Objective
Return the material exactly as supplied, apart from the pictures, which are omitted.

Data segment
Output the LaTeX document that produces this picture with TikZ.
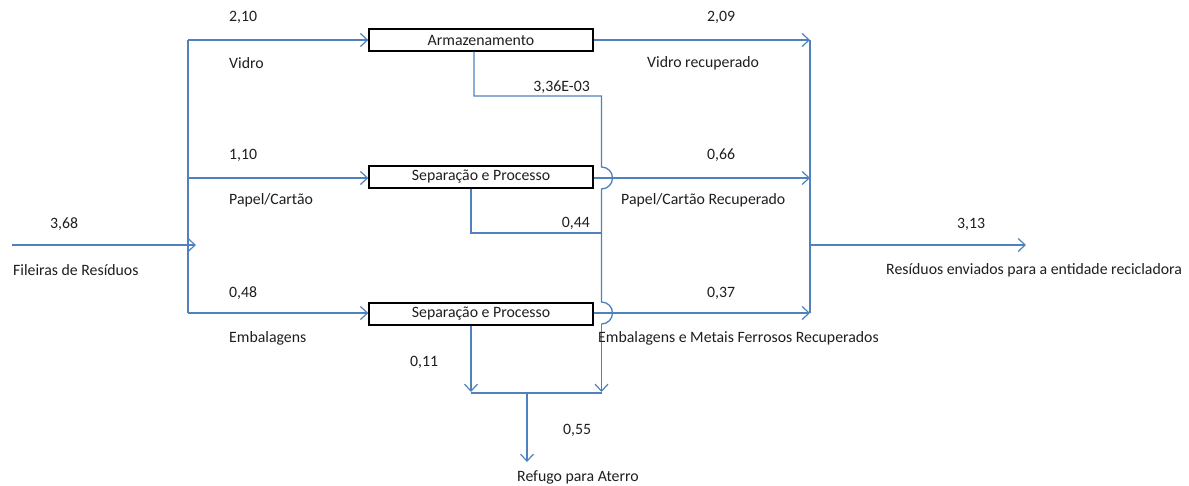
\documentclass[tikz,border=0pt]{standalone}
\usepackage{fontspec}
\setmainfont{Carlito}
\usetikzlibrary{arrows.meta,calc}
\definecolor{flow}{RGB}{79,129,189}
\definecolor{txt}{RGB}{30,30,30}
\tikzset{
  flowline/.style={draw=flow,line width=1.3pt},
  flowarrow/.style={flowline,-{Straight Barb[length=7pt,width=13pt,line width=1.2pt]}},
  procbox/.style={draw=black,line width=1.3pt,minimum width=224pt,minimum height=22pt,inner sep=0pt,text=txt,font=\fontsize{15.8}{17}\selectfont},
  lbl/.style={anchor=west,inner sep=0pt,text=txt,font=\fontsize{15.8}{17}\selectfont}
}
\begin{document}
\begin{tikzpicture}[x=1pt,y=-1pt]
\useasboundingbox (0,0) rectangle (1189,486);
% boxes
\node[procbox] (b1) at (481,40) {Armazenamento};
\node[procbox] (b2) at (481,177) {Separação e Processo};
\node[procbox] (b3) at (481,314) {Separação e Processo};
% coordinates
\coordinate (src) at (12,245);
\coordinate (srcend) at (196,245);
\coordinate (t1) at (188,40);
\coordinate (t2) at (188,178);
\coordinate (t3) at (188,313);
\coordinate (c1) at (810,40);
\coordinate (c2) at (810,178);
\coordinate (c3) at (810,313);
\coordinate (cm) at (810,245);
\coordinate (out) at (1026,245);
\coordinate (j1) at (601.5,96);
\coordinate (h1) at (601.5,167);
\coordinate (h2) at (601.5,302);
\coordinate (h2e) at (601.5,324);
\coordinate (j2) at (601.5,233);
\coordinate (rr) at (601.5,392);
\coordinate (rl) at (471,392);
\coordinate (bl) at (471,393);
\coordinate (br) at (601.5,393);
\coordinate (bm) at (527,393);
\coordinate (land) at (527,462);
% input
\draw[flowarrow] (src) -- (srcend);
\draw[flowline] (t1) -- (t3);
\draw[flowarrow] (t1) -- (b1.west);
\draw[flowarrow] (t2) -- (b2.west |- t2);
\draw[flowarrow] (t3) -- (b3.west |- t3);
% outputs
\draw[flowarrow] (b1.east) -- (c1);
\draw[flowarrow] (b2.east |- c2) -- (c2);
\draw[flowarrow] (b3.east |- c3) -- (c3);
\draw[flowline] (c1) -- (c3);
\draw[flowarrow] (cm) -- (out);
% losses
\draw[flowline] ([xshift=-7pt]b1.south) |- (j1) -- (h1)
  arc[start angle=-90,end angle=90,radius=11] -- (h2)
  arc[start angle=-90,end angle=90,radius=11];
\draw[flowarrow] (h2e) -- (rr);
\draw[flowline] ([xshift=-10pt]b2.south) |- (j2);
\draw[flowarrow] ([xshift=-10pt]b3.south) -- (rl);
\draw[flowline] (bl) -- (br);
\draw[flowarrow] (bm) -- (land);
% labels
\node[lbl] (l210) at (229,17) {2,10};
\node[lbl] (lvid) at (229,63) {Vidro};
\node[lbl] (l110) at (229,155) {1,10};
\node[lbl] (lpap) at (229,200) {Papel/Cartão};
\node[lbl] (l048) at (229,293) {0,48};
\node[lbl] (lemb) at (229,338) {Embalagens};
\node[lbl] (l368) at (50,224) {3,68};
\node[lbl] (lfil) at (13,270) {Fileiras de Resíduos};
\node[lbl] (l209) at (707,17) {2,09};
\node[lbl] (lvr) at (647,63) {Vidro recuperado};
\node[lbl] (l066) at (707,155) {0,66};
\node[lbl] (lpr) at (621,200) {Papel/Cartão Recuperado};
\node[lbl] (l037) at (707,293) {0,37};
\node[lbl] (lemr) at (598,338) {Embalagens e Metais Ferrosos Recuperados};
\node[lbl] (l313) at (957,224) {3,13};
\node[lbl] (lres) at (886,270) {Resíduos enviados para a entidade recicladora};
\node[lbl,anchor=east] (l336) at (590,87) {3,36E-03};
\node[lbl,anchor=east] (l044) at (590,223) {0,44};
\node[lbl] (l011) at (410,362) {0,11};
\node[lbl] (l055) at (563,430) {0,55};
\node[lbl] (lref) at (517,477) {Refugo para Aterro};
\end{tikzpicture}
\end{document}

Exercise output
Output the LaTeX document that produces this picture with TikZ.
\documentclass[tikz,border=0pt]{standalone}
\usepackage{fontspec}
\setmainfont{Carlito}
\usetikzlibrary{arrows.meta,calc}
\definecolor{flow}{RGB}{79,129,189}
\definecolor{txt}{RGB}{30,30,30}
\tikzset{
  flowline/.style={draw=flow,line width=1.3pt},
  flowarrow/.style={flowline,-{Straight Barb[length=7pt,width=13pt,line width=1.2pt]}},
  procbox/.style={draw=black,line width=1.3pt,minimum width=224pt,minimum height=22pt,inner sep=0pt,text=txt,font=\fontsize{15.8}{17}\selectfont},
  lbl/.style={anchor=west,inner sep=0pt,text=txt,font=\fontsize{15.8}{17}\selectfont}
}
\begin{document}
\begin{tikzpicture}[x=1pt,y=-1pt]
\useasboundingbox (0,0) rectangle (1189,486);
% boxes
\node[procbox] (b1) at (481,40) {Armazenamento};
\node[procbox] (b2) at (481,177) {Separação e Processo};
\node[procbox] (b3) at (481,314) {Separação e Processo};
% coordinates
\coordinate (src) at (12,245);
\coordinate (srcend) at (196,245);
\coordinate (t1) at (188,40);
\coordinate (t2) at (188,178);
\coordinate (t3) at (188,313);
\coordinate (c1) at (810,40);
\coordinate (c2) at (810,178);
\coordinate (c3) at (810,313);
\coordinate (cm) at (810,245);
\coordinate (out) at (1026,245);
\coordinate (j1) at (601.5,96);
\coordinate (h1) at (601.5,167);
\coordinate (h2) at (601.5,302);
\coordinate (h2e) at (601.5,324);
\coordinate (j2) at (601.5,233);
\coordinate (rr) at (601.5,392);
\coordinate (rl) at (471,392);
\coordinate (bl) at (471,393);
\coordinate (br) at (601.5,393);
\coordinate (bm) at (527,393);
\coordinate (land) at (527,462);
% input
\draw[flowarrow] (src) -- (srcend);
\draw[flowline] (t1) -- (t3);
\draw[flowarrow] (t1) -- (b1.west);
\draw[flowarrow] (t2) -- (b2.west |- t2);
\draw[flowarrow] (t3) -- (b3.west |- t3);
% outputs
\draw[flowarrow] (b1.east) -- (c1);
\draw[flowarrow] (b2.east |- c2) -- (c2);
\draw[flowarrow] (b3.east |- c3) -- (c3);
\draw[flowline] (c1) -- (c3);
\draw[flowarrow] (cm) -- (out);
% losses
\draw[flowline] ([xshift=-7pt]b1.south) |- (j1) -- (h1)
  arc[start angle=-90,end angle=90,radius=11] -- (h2)
  arc[start angle=-90,end angle=90,radius=11];
\draw[flowarrow] (h2e) -- (rr);
\draw[flowline] ([xshift=-10pt]b2.south) |- (j2);
\draw[flowarrow] ([xshift=-10pt]b3.south) -- (rl);
\draw[flowline] (bl) -- (br);
\draw[flowarrow] (bm) -- (land);
% labels
\node[lbl] (l210) at (229,17) {2,10};
\node[lbl] (lvid) at (229,63) {Vidro};
\node[lbl] (l110) at (229,155) {1,10};
\node[lbl] (lpap) at (229,200) {Papel/Cartão};
\node[lbl] (l048) at (229,293) {0,48};
\node[lbl] (lemb) at (229,338) {Embalagens};
\node[lbl] (l368) at (50,224) {3,68};
\node[lbl] (lfil) at (13,270) {Fileiras de Resíduos};
\node[lbl] (l209) at (707,17) {2,09};
\node[lbl] (lvr) at (647,63) {Vidro recuperado};
\node[lbl] (l066) at (707,155) {0,66};
\node[lbl] (lpr) at (621,200) {Papel/Cartão Recuperado};
\node[lbl] (l037) at (707,293) {0,37};
\node[lbl] (lemr) at (598,338) {Embalagens e Metais Ferrosos Recuperados};
\node[lbl] (l313) at (957,224) {3,13};
\node[lbl] (lres) at (886,270) {Resíduos enviados para a entidade recicladora};
\node[lbl,anchor=east] (l336) at (590,87) {3,36E-03};
\node[lbl,anchor=east] (l044) at (590,223) {0,44};
\node[lbl] (l011) at (410,362) {0,11};
\node[lbl] (l055) at (563,430) {0,55};
\node[lbl] (lref) at (517,477) {Refugo para Aterro};
\end{tikzpicture}
\end{document}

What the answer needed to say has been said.